Will those things get us out? How will they be balanced? These are the open questions. What we do know is that the greatest force we have is our capacity for inventiveness and adaptation, if we can cooperate. We also know that when we emerge after two or three years into a new world order, that the restructuring should make us healthier. The people who haven’t saved, or those who have prioritized luxury over saving will face a reckoning, and society will adapt/evolve towards healthy behaviors.

Has the market failed to recognized this?

This is something we can’t know. What we do know is:

  • Developed markets are off 20%. Emerging markets are off 45%, as they won’t benefit so much from the new money and credit being created.
  • We’ll see a huge restructing, and it will be defined entity by entity. For example, we will some some hospitals go bankrupt. Supply lines will change. What it means to be self-sufficient will change.
  • In the crisis of 2008, we had banks with leverage that faced insolvency when things went south. Governments decide which are systemically critical, and then create money and credit to keep those alive. Those not systemic are allowed to fail. This current crisis is more complex. There are banks, but there are far more affected entities beyond banks. All those little businesses. Who will we save, and how?

What kind of industries have the best prospects going forward?

  1. Those that are stable —The lifelong meat & potatoes industries, that are not leveraged.
  2. The innovators—Those who can adapt and innovate and don’t have balance sheet problems. They will be the big winners.

What should an average investor or 401k holder be thinking?

Investors must understand they will not be successful trying to “play the game”. Being successful in the market is more difficult than winning gold medal in the Olympics. Nobody thinks about competing in the Olympics, but everybody feels they can compete in the markets. This is the very worst thing you can try to do. Don’t try to time the markets, chase winners, or avoid losers. So what is the most important thing to do? Be diversified. Have some stocks. Have some bonds. Have a bit of gold. Have a bit of what might be found in a new world order.

Are we retreating from globalization?

Yes, and we have been. There is idealism, and there is reality. Who will write what checks to people in countries that are outside their domain? The reality is a lot of those people won’t be helped. How will people react? Over the last 500 years there’s been a lot of internal rivalries and wars. There’s no global legal system. Power is the currency. Dalio is a globalist in ideology; a dreamer that the best of the best can work together for the common good. But the reality is that we’re in a fragmented world. Can I depend on someone not taking advantage of me?
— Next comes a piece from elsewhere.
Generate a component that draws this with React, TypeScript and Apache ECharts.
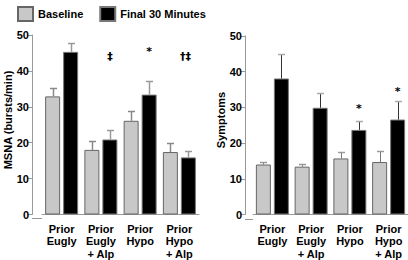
import React, { useEffect, useRef } from "react";
import * as echarts from "echarts";

const categories = ["Prior\nEugly", "Prior\nEugly\n+ Alp", "Prior\nHypo", "Prior\nHypo\n+ Alp"];
const seriesNames = ["Baseline", "Final 30 Minutes"];

const msnaBaseline = [32.9, 18.0, 26.1, 17.4];
const msnaBaselineErr = [2.3, 2.5, 2.8, 2.4];
const msnaFinal = [45.3, 20.9, 33.4, 15.9];
const msnaFinalErr = [2.6, 2.5, 3.7, 1.9];
const msnaMarks = ["", "‡", "*", "†‡"];
const msnaMarkY = [0, 44, 45.3, 44];

const symBaseline = [14.0, 13.4, 15.7, 14.7];
const symBaselineErr = [0.6, 0.8, 1.9, 3.1];
const symFinal = [38.1, 29.9, 23.7, 26.6];
const symFinalErr = [6.9, 4.2, 2.4, 5.1];
const symMarks = ["", "", "*", "*"];
const symMarkY = [0, 0, 29.6, 34.4];

const yTicks = { min: 0, max: 50, interval: 10 };

const FONT = 'Arial, "Liberation Sans", Helvetica, sans-serif';
const MARK_FONT = '"DejaVu Sans", "Liberation Sans", sans-serif';
const AXIS_GRAY = "#999";
const BAR_OFFSET = 9;

function errSeries(grid: number, base: number[], err: number[], offset: number, stroke: string, capStroke: string, lw: number) {
  return {
    type: "custom",
    xAxisIndex: grid,
    yAxisIndex: grid,
    z: 5,
    encode: { x: 0, y: 1 },
    data: base.map((v, i) => [i, v, err[i]]),
    renderItem: (params: any, api: any) => {
      const i = api.value(0);
      const v = api.value(1);
      const e = api.value(2);
      const p0 = api.coord([i, v]);
      const p1 = api.coord([i, v + e]);
      const x = Math.round(p0[0] + offset) + 0.5;
      const yTop = Math.round(p1[1]) + 0.5;
      return {
        type: "group",
        children: [
          { type: "line", shape: { x1: x, y1: p0[1], x2: x, y2: yTop }, style: { stroke, lineWidth: lw } },
          { type: "line", shape: { x1: x - 3.5, y1: yTop, x2: x + 3.5, y2: yTop }, style: { stroke: capStroke, lineWidth: 1.5 } },
        ],
      };
    },
  };
}

function markSeries(grid: number, marks: string[], ys: number[]) {
  return {
    type: "custom",
    xAxisIndex: grid,
    yAxisIndex: grid,
    z: 6,
    encode: { x: 0, y: 1 },
    data: marks.map((m, i) => [i, ys[i]]),
    renderItem: (params: any, api: any) => {
      const i = api.value(0);
      const y = api.value(1);
      const text = marks[params.dataIndex];
      if (!text) return { type: "group", children: [] };
      const p = api.coord([i, y]);
      return {
        type: "text",
        x: p[0] + BAR_OFFSET - (text.length > 1 ? 3 : 0),
        y: p[1],
        style: { text, font: `bold 11px ${MARK_FONT}`, fill: "#000", align: "center", verticalAlign: "middle" },
      };
    },
  };
}

function barSeries(grid: number, name: string, data: number[], color: string, border: string) {
  return {
    type: "bar",
    name,
    xAxisIndex: grid,
    yAxisIndex: grid,
    data,
    barWidth: 15,
    barGap: "20%",
    itemStyle: { color, borderColor: border, borderWidth: 1 },
  };
}

function xAxis(grid: number) {
  return {
    type: "category",
    gridIndex: grid,
    data: categories,
    axisLine: { show: true, lineStyle: { color: AXIS_GRAY, width: 1 } },
    axisTick: { show: false },
    axisLabel: { color: "#000", fontFamily: FONT, fontWeight: "bold", fontSize: 11, lineHeight: 12.5, margin: 8, interval: 0 },
    splitLine: { show: false },
  };
}

function yAxis(grid: number, offset: number) {
  return {
    type: "value",
    gridIndex: grid,
    min: yTicks.min,
    max: yTicks.max,
    interval: yTicks.interval,
    offset,
    axisLine: { show: true, lineStyle: { color: AXIS_GRAY, width: 1 } },
    axisTick: { show: true, length: 4, lineStyle: { color: AXIS_GRAY } },
    axisLabel: { color: "#000", fontFamily: FONT, fontWeight: "bold", fontSize: 11, margin: 3 },
    splitLine: { show: false },
  };
}

export default function App() {
  const ref = useRef<HTMLDivElement>(null);
  useEffect(() => {
    if (!ref.current) return;
    const chart = echarts.init(ref.current, null, { renderer: "svg" });
    chart.setOption({
      animation: false,
      backgroundColor: "#fff",
      legend: {
        data: seriesNames.map((n) => ({ name: n, icon: "rect" })),
        left: 12,
        top: 1,
        itemWidth: 15,
        itemHeight: 14,
        itemGap: 16,
        textStyle: { color: "#000", fontFamily: FONT, fontWeight: "bold", fontSize: 11 },
      },
      grid: [
        { left: 42, top: 35, width: 157, height: 183 },
        { left: 253, top: 36, width: 157, height: 183 },
      ],
      xAxis: [xAxis(0), xAxis(1)],
      yAxis: [yAxis(0, 10), yAxis(1, 8)],
      graphic: [
        { type: "line", shape: { x1: 32, y1: 218.5, x2: 42, y2: 218.5 }, style: { stroke: AXIS_GRAY, lineWidth: 1 } },
        { type: "line", shape: { x1: 245, y1: 219.5, x2: 253, y2: 219.5 }, style: { stroke: AXIS_GRAY, lineWidth: 1 } },
        {
          type: "text",
          x: 8,
          y: 120,
          rotation: Math.PI / 2,
          style: { text: "MSNA (bursts/min)", font: `bold 11px ${FONT}`, fill: "#000", align: "center", verticalAlign: "middle" },
        },
        {
          type: "text",
          x: 221,
          y: 120,
          rotation: Math.PI / 2,
          style: { text: "Symptoms", font: `bold 11px ${FONT}`, fill: "#000", align: "center", verticalAlign: "middle" },
        },
      ],
      series: [
        barSeries(0, seriesNames[0], msnaBaseline, "#c8c8c8", "#666"),
        barSeries(0, seriesNames[1], msnaFinal, "#000", "#777"),
        barSeries(1, seriesNames[0], symBaseline, "#c8c8c8", "#666"),
        barSeries(1, seriesNames[1], symFinal, "#000", "#777"),
        errSeries(0, msnaBaseline, msnaBaselineErr, -BAR_OFFSET, "#888", "#888", 1.5),
        errSeries(0, msnaFinal, msnaFinalErr, BAR_OFFSET, "#999", "#999", 1.5),
        errSeries(1, symBaseline, symBaselineErr, -BAR_OFFSET, "#777", "#999", 1),
        errSeries(1, symFinal, symFinalErr, BAR_OFFSET, "#333", "#aaa", 1),
        markSeries(0, msnaMarks, msnaMarkY),
        markSeries(1, symMarks, symMarkY),
      ],
    });
    return () => chart.dispose();
  }, []);
  return <div ref={ref} style={{ position: "absolute", left: 0, top: 0, width: 408, height: 260, background: "#fff" }} />;
}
No, you can’t. Within countries, nor between countries. China has been helping many parts of the world during this crisis, but to even acknowledge that is dangerous politically. The world is so fragmented, that it’s dangerous to say thank you.

How does capitalism need to be reformed?

Dalio is a capitalist through and through. But there comes a time when reform is necessary, and that’s when we see that the outcomes of the systems in place aren’t what we want, and understanding the system dynamics that lead to those outcomes. All throughout history, societal systems work for those who control it. The government and entrepreneurs have a symbiotic relationship, and help each other. The consequence trickles down to education; the top 40% spend 5X more on their children’s education, than those in the bottom 60%. It’s self-perpetuating. The solution is not to give money away, but find ways to expand productivity to those places where it’s low. This is even a psychologically important distinction—earning vs receiving.